Value stocks--which have lagged growth stocks badly during most of the 1990s bull market, especially last year--are often associated with certain industries, namely the financial services sector (think banks and insurers) and industrial cyclicals (auto makers, for instance).

These are the very industries that are most vulnerable to interest rate spikes. After all, rising rates curtail economic growth, which hurts banks. (And they make it more expensive for us to take out consumer loans--to buy a car, for instance.)

Notes David Schafer, manager of the Strong Schafer Value fund: “If rates go up, generally speaking, there would be an adverse reaction to insurance companies, banks, consumer credit companies, and housing and auto sales.”

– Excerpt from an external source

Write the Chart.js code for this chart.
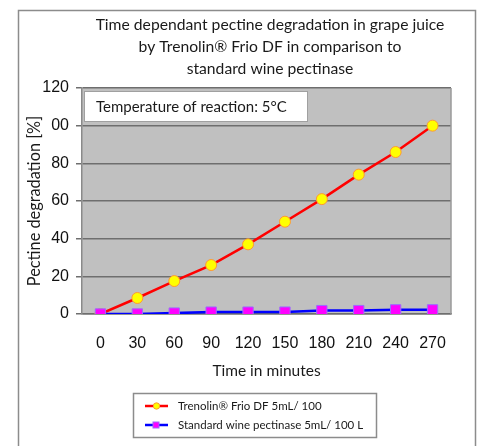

Yet this environment of rising rates--the yield on 30-year Treasuries has shot up half a percentage point since the end of January to 5.58%--may be just the right time to rediscover overlooked value stocks and value stock funds, several Wall Street analysts and money managers argue.

The argument goes something like this:

When investors buy growth stocks (shares of companies with rapidly growing earnings), they are paying for earnings acceleration or potential, not the actual earnings.

Indeed, some of the highest-flying growth stocks in the Standard & Poor’s 500 index of blue-chip stocks only recently turned a profit. America Online, for instance, went from losing money in 1997 to posting a meager profit of 11 cents a share last year. Lucent Technologies is another example.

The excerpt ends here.